Today I was teaching a class on Microsoft Outlook. One of the activities we run through is the adding of holidays to your Outlook Calendar. We picked the set of holidays for the United States. I had the students look through their calendar for Christmas, Memorial Day, and so on. One student piped up with, “where’s Boss’s Day?”
I answered that the holidays are mostly just the officially-recognized ones, not the made-up holidays like Grandmother’s Day or Secretary’s Day.
I was then corrected by one of the female students sitting next to me. “It’s Administrative Assistant’s Day.” I tried to make a joke out of it, but this person was actually offended. I mentioned that I never understood why “secretary” was an offensive word, I guess if it has more syllables it’s not offensive. She responded that many people feel “secretary” is a derogatory term.
Now, I’m a pretty liberal guy, but where I part company with the Left is in the issue of Political Correctness. Now, I can understand why terms like “nigger” and “mick” and “kike” are looked down upon. Those are terms specifically invented to deride a person. I think “African American”, “Irish American”, and the like are a clumsy fix, though. Unless you just came here from Africa or Ireland, I’d just call you an American. Besides, wouldn’t Charlize Theron be an “African American”? But people have a need to classify other people, so I guess these terms will do.

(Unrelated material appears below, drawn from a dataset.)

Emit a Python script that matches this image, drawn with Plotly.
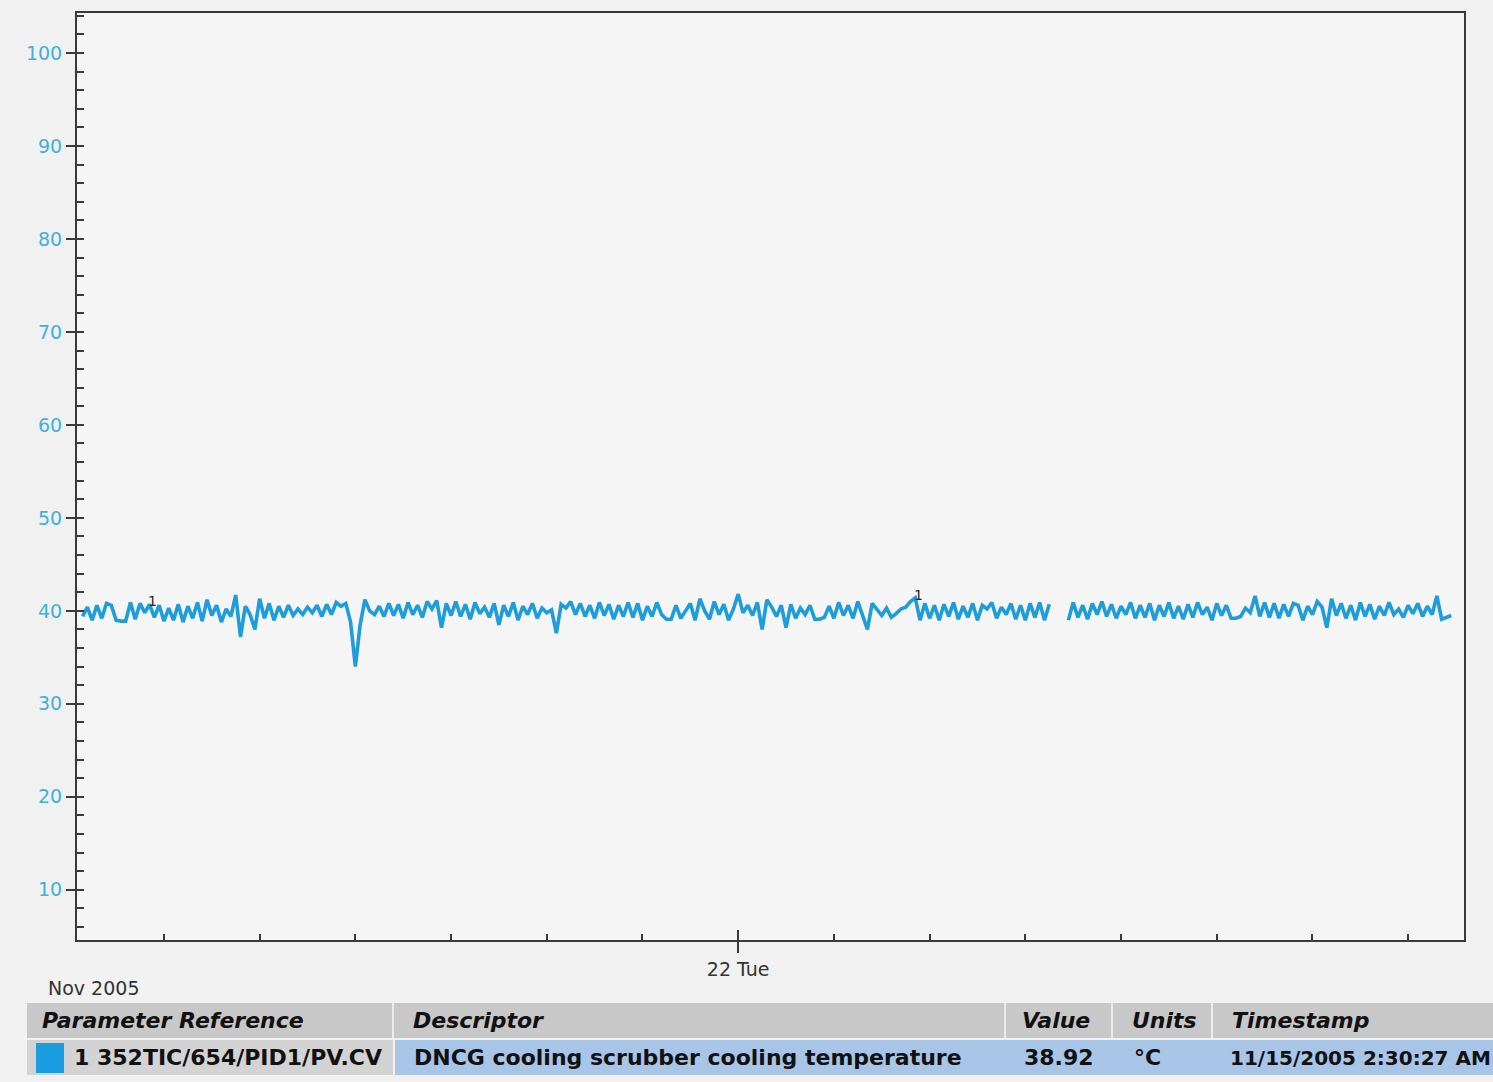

But then simple descriptive terms suddenly became derogatory. “Blind” became “vision-impaired” and “deaf” became “hearing impaired. “Secretary” became “Administrative Assistant” and “Stewardess” became “Flight Attendant”. Why are these terms necessary? There’s nothing derogatory about saying that someone is blind, is there? It’s true, isn’t it? Using a fancy new term to describe your job does not change the position, does it? “Stewardess” or “Flight Attendant”, you’re still a waitress-in-the-sky.
Also, why are some terms changed because of their supposed derogation, but others are not? Blondes are still “blonde”, not “flaxen-tressed”. Tall guys are still “tall”, not “limbo-challenged”. The president is still “president”, not “court-appointed crypto-fascist dictator”.
My theory is this: those people who cry for a change in terminology are the ones who feel derogatory toward themselves. The boss never thought the secretary was anything but a hard-working assistant deserving of respect; the secretary thought she was somehow not good enough, so doubling the syllables in her title somehow makes up for that. Perhaps we felt sorry for the blind man, but we didn’t think any less of him; he thought less of himself and obfuscated his handicap by calling it “vision impaired”. (Vision impaired? You have no freakin’ vision to impair! You’re blind!)
That’s why the tall blonde presidents never thought to change their title; they were quite secure in being tall, blonde, and president.
That’s my one-fiftieth of a dollar.
Russ Belville
Follicly-marginalized metobolism-impaired adipose-tissue-retaining carbohydraphilic pigmentally-deficient Franco-American information technology applications knowledge transfer consultant.
(balding lazy fat junk-food-junkie white French computer teacher).